Criterion Collection DVD Review:

This exquisite DVD is another example of why Criterion gets to charge the big bucks. The newly restored digital transfer shimmers, revealing new depths to Oswald Morris’s great cinematography. The soundtrack, including Sol Kaplan’s truly unusual score, has also been powerfully remastered into ear-filling stereo – as far as I can tell the first time that “The Spy Who Came in From the Cold” has ever been heard in anything but monaural. The bonus disc includes hours of features, starting with a terrific new interview with the 70-something John le Carré in which he drops such tidbits as a casual assertion that screenwriter Paul Dehn – whose other scripts include both the historically based “Night of the Generals” and, because that’s the way things sometimes go in Hollywood, all of the “Planets of the Apes” sequels – had been a paid assassin.
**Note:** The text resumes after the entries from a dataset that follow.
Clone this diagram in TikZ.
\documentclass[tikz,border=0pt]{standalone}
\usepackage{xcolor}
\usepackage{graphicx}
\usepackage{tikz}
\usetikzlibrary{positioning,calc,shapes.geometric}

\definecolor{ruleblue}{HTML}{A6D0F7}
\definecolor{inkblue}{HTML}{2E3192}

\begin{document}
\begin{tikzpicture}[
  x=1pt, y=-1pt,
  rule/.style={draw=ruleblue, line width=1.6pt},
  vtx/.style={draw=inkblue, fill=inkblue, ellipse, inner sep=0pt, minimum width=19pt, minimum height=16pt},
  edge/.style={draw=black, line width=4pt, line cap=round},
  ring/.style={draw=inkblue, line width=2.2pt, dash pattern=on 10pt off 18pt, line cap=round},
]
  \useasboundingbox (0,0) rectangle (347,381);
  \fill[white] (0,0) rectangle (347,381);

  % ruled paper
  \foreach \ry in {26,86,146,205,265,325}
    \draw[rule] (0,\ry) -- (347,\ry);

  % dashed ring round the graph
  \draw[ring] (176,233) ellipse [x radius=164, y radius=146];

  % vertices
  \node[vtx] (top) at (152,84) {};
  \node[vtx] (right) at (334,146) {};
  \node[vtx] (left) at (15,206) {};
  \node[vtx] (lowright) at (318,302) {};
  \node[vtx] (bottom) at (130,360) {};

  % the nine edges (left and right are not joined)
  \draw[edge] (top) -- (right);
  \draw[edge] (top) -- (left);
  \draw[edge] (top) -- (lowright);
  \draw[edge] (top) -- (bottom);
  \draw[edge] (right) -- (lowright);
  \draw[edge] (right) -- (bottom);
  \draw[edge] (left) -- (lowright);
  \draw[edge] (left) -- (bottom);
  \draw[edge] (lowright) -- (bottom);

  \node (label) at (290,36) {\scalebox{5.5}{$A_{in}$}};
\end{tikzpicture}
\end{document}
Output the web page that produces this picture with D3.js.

More personal details about the author himself and his unusual upbringing are discussed in a strong 2001 BBC documentary profile. Also included on the disc are a 1985 audio interview with the late Martin Ritt, a commentary on selected scenes by Oswald Morris, and an oddly revealing television interview with Richard Burton, who died in 1984, conducted by the legendary critic, Kenneth Tynan. In it, Burton directly contradicts many of the statements made about him by le Carré in the interview. As in a le Carré novel, discerning the final truth remains largely up to us.